The anti-inflammatory drug Bextra is a pain management medication prescribed for patients suffering arthritis, needing acute pain management, or who suffer severe menstrual symptoms, and is in a class of drugs called nonsteroidal anti-inflammatory drugs (NSAIDs). Prescription NSAIDs, such as Bextra, are one of the leading classes of drugs that cause Stevens Johnson Syndrome (SJS).
Bextra Stevens Johnson Syndrome
Stevens Johnson Syndrome is a rare inflammatory skin disorder that can be life-threatening. The disease causes lesions in the mouth, eyes and on the body.
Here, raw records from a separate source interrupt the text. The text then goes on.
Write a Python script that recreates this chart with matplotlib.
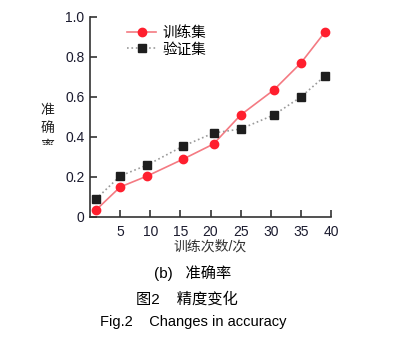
import matplotlib.pyplot as plt
import numpy as np
from matplotlib.patches import Rectangle

plt.rcParams['font.family'] = ['Liberation Sans', 'Noto Sans CJK SC', 'DejaVu Sans']

# data
epochs_train = [1, 5, 9.5, 15.5, 20.5, 25, 30.5, 35, 39]
acc_train = [0.035, 0.15, 0.205, 0.29, 0.365, 0.51, 0.635, 0.77, 0.925]
epochs_val = [1, 5, 9.5, 15.5, 20.5, 25, 30.5, 35, 39]
acc_val = [0.09, 0.205, 0.26, 0.355, 0.42, 0.44, 0.51, 0.60, 0.705]
xticks = [5, 10, 15, 20, 25, 30, 35, 40]
yticks = [0, 0.2, 0.4, 0.6, 0.8, 1.0]
ytick_labels = ['0', '0.2', '0.4', '0.6', '0.8', '1.0']
ylabel_chars = ['准', '确', '率']

fig = plt.figure(figsize=(3.98, 3.39), dpi=100)
ax = fig.add_axes([90/398, 1-217/339, 241/398, 200/339])

ax.plot(epochs_train, acc_train, color='#f47a82', lw=1.2, marker='o', ms=6,
        mfc='#ff1f2e', mec='#ff1f2e', label='训练集')
ax.plot(epochs_val, acc_val, color='#9a9a9a', lw=1.2, ls=':', marker='s', ms=6,
        mfc='#1e1e1e', mec='#1e1e1e', label='验证集')

ax.set_xlim(0, 40)
ax.set_ylim(0, 1.0)
ax.set_xticks(xticks)
ax.set_yticks(yticks)
ax.set_yticklabels(ytick_labels)
for s in ['top', 'right']:
    ax.spines[s].set_visible(False)
for s in ['left', 'bottom']:
    ax.spines[s].set_color('#333333')
    ax.spines[s].set_linewidth(1.2)
ax.tick_params(direction='in', length=5, width=1.2, color='#333333',
               labelsize=10, labelcolor='#1a1a2e', pad=4)
ax.tick_params(axis='x', pad=6)
ax.set_xlabel('训练次数/次', fontsize=10, color='#333333', labelpad=0)

leg = ax.legend(loc='upper left', bbox_to_anchor=(0.1, 1.02), frameon=False,
                fontsize=10.5, handlelength=2.0, handletextpad=0.4, labelspacing=0.15)

# y label written vertically, last char cut off as in the source
for i, ch in enumerate(ylabel_chars):
    fig.text(47/398, 1-(110 + 18*i)/339, ch, fontsize=10, ha='center', va='center',
             color='#222222', zorder=3)
fig.add_artist(Rectangle((36/398, 1-160/339), 24/398, 15/339,
                         transform=fig.transFigure, fc='white', ec='none', zorder=5))

fig.text(193/398, 1-273/339, '(b)   准确率', fontsize=11, ha='center', va='center')
fig.text(187/398, 1-299/339, '图2    精度变化', fontsize=11, ha='center', va='center')
fig.text(193/398, 1-322/339, 'Fig.2    Changes in accuracy', fontsize=10.5, ha='center', va='center')

fig.savefig('out.png', dpi=100)
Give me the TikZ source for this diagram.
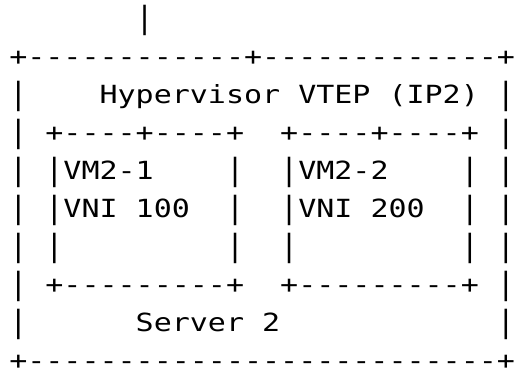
\documentclass[tikz,border=0pt]{standalone}
\usepackage{fontspec}
\usepackage{graphicx}
\newfontfamily\asciimono[FakeStretch=1.2,Ligatures=TeXOff]{DejaVu Sans Mono}
\newcommand\gap[1]{\hspace*{#1\fontcharwd\font`M}}
\newcommand\vb{\raisebox{-1.6pt}{\scalebox{1}[1.22]{|}}}
\tikzset{
  asciiline/.style={anchor=base west, inner sep=0pt, outer sep=0pt,
    font=\asciimono\fontsize{25pt}{30pt}\selectfont, text=black}
}
\begin{document}
\begin{tikzpicture}[x=1pt,y=-1pt]
\useasboundingbox[fill=white] (0,0) rectangle (517,368);
\def\lx{9.3}
\node[asciiline] (l1) at (\lx,26.95) {\gap{7}\vb};
\node[asciiline] (l2) at (\lx,65.0) {+------------+-------------+};
\node[asciiline] (l3) at (\lx,103.05) {\vb\gap{4}Hypervisor\gap{1}VTEP\gap{1}(IP2)\gap{1}\vb};
\node[asciiline] (l4) at (\lx,141.1) {\vb\gap{1}+----+----+\gap{2}+----+----+\gap{1}\vb};
\node[asciiline] (l5) at (\lx,179.15) {\vb\gap{1}\vb VM2-1\gap{4}\vb\gap{2}\vb VM2-2\gap{4}\vb\gap{1}\vb};
\node[asciiline] (l6) at (\lx,217.2) {\vb\gap{1}\vb VNI\gap{1}100\gap{2}\vb\gap{2}\vb VNI\gap{1}200\gap{2}\vb\gap{1}\vb};
\node[asciiline] (l7) at (\lx,255.25) {\vb\gap{1}\vb\gap{9}\vb\gap{2}\vb\gap{9}\vb\gap{1}\vb};
\node[asciiline] (l8) at (\lx,293.3) {\vb\gap{1}+---------+\gap{2}+---------+\gap{1}\vb};
\node[asciiline] (l9) at (\lx,331.35) {\vb\gap{6}Server\gap{1}2\gap{12}\vb};
\node[asciiline] (l10) at (\lx,369.4) {+--------------------------+};
\end{tikzpicture}
\end{document}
Stevens Johnson Syndrome can occur at any age. The majority of cases range between the ages of 20 and 40; one-fifth of the cases occured in people under the age of 20.
In some cases, permanent skin damage and scarring occur. Lesions on internal organs can cause serious inflammation of the lungs, heart and kidneys. Up to 27 percent of those affected by Stevens Johnson Syndrome or related illnesses incur long term eye damage or vision loss. Up to 15 percent of patients with this syndrome die from the condition.
In April 2005, the FDA asked Pfizer, the drug giant manufacturer, to remove Bextra from the market. In October 2008, Pfizer reached an $894 million deal to settle most lawsuits related to risk of heart attack and strokes over its withdrawn pain reliever Bextra.
Bextra and Stevens Johnson Syndrome in the NewsAPR-07-05: The FDA announces a U.S. recall of Bextra after analyzing that the risks are greater than the benefits to consumers. Bextra has also been banned in Canada and Europe. Celebrex, a drug similar to Bextra, is still on the market and still poses a risk to consumers. The FDA will work with the manufacturer to revise the warning label and include the risk of cardiovascular (CV) events and gastrointestinal (GI) bleeding.
DEC-09-04: The FDA increases warning of Bextra after receiving more reports of serious, potentially fatal, skin reactions such as SJS and TEN. Patients known to have an allergy to sulfa products should not take Bextra.